At the start of the 20th century, many countries around the globe became more proactive towards protecting their historic and natural resources. Whilst Taiwan was under Japanese colonial rule, many Japanese scholars such as Okamoto Yohachiro (岡本要八郎) helped to raise greater awareness of the importance of establishing a legal framework for heritage preservation.
To commemorate the late Yohachiro (1876 - 1960) and his lifelong studies on Taiwanese geology, the National Taiwan Museum will hold a four-month exhibition to showcase 20 unique geological specimens unearthed by the Japanese scholar.
Yohachiro is particularly noted for his 1905 discovery of an indigenous specimen now known as Hokutolite (北投石), which literally means "stone of Beitou.” As its name suggests, this unique mineral hails from Taipei's Beitou District, a region renowned for its hot springs and volcanic activity.
Ranging from milky white to yellowish ochre in color, Hokutolite is a lead variant of Baryte that is only produced by very acidic hot springs. Mildly radioactive due to traces of radium (RA), Hokutolite is extremely rare and has received official designation as a national asset in Taiwan. It is also the first mineral to have its own natural reserve.
Now only found in the Beitou River (Hokutolite) Natural Reserve, the specimen will be made accessible to the general public through the "Selected Mineral and Rock Collections” exhibition at the Taipei-based National Taiwan Museum.

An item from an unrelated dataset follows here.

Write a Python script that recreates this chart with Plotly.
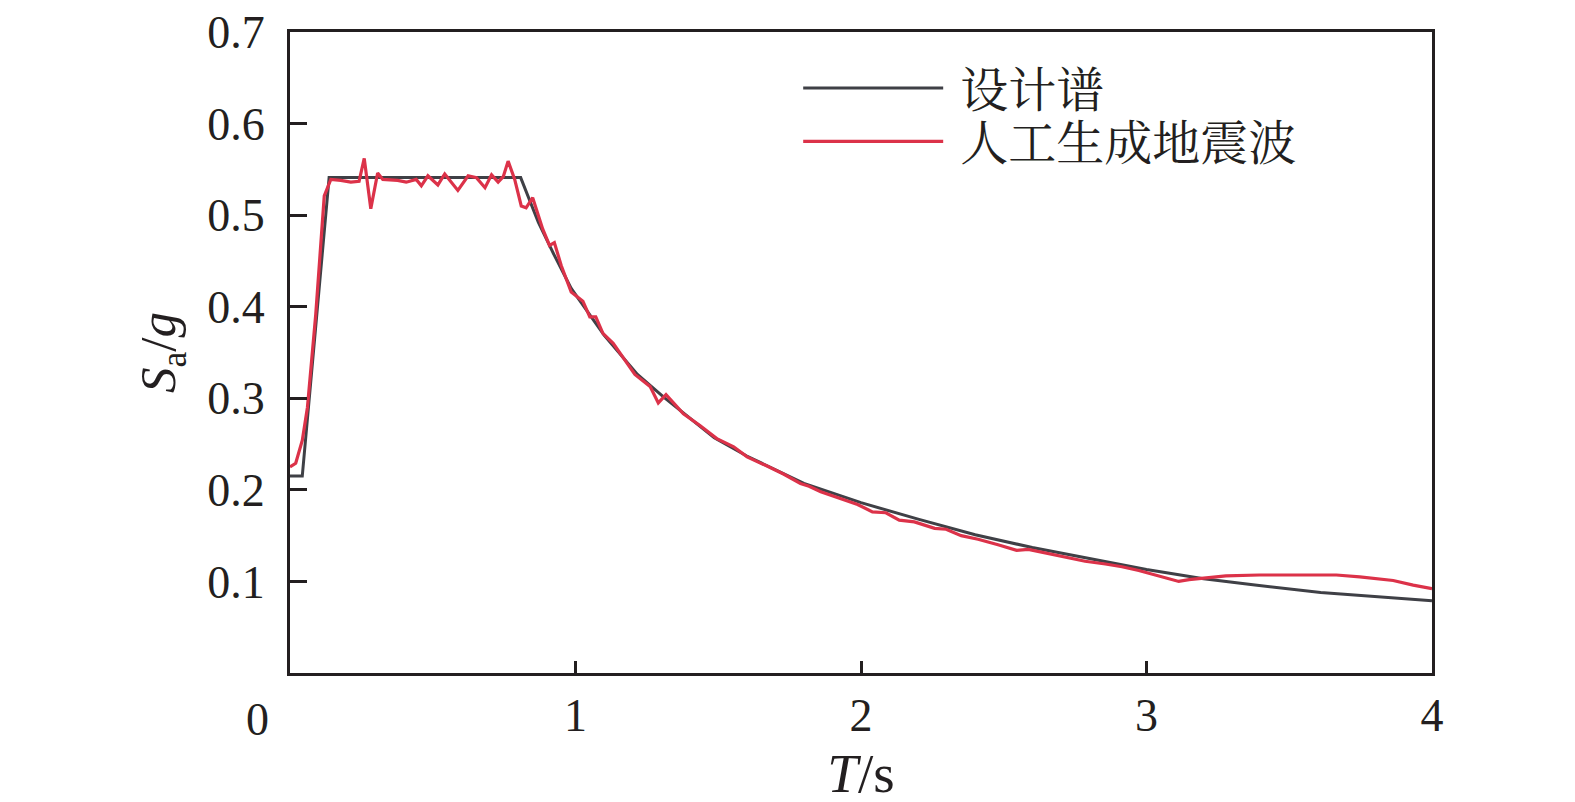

The exhibition, which will run through Sept. 21, will also feature protected specimens such as the Veined Stone of Penghu (澎湖文石), a type of agate that features rounded "eye” patterns, giving rise to its nickname "Angel Eyes.”
‘Selected Mineral and Rock Collections of the NTM'
Okamoto Yohachiro (1876 - 1960) once served as the purchasing manager at the Taiwan Viceroy's Office Museum, the predecessor of the National Taiwan Museum, and helped establish the Mineral Exhibition Room. His specimen purchases make up the basis of the museum's collection today.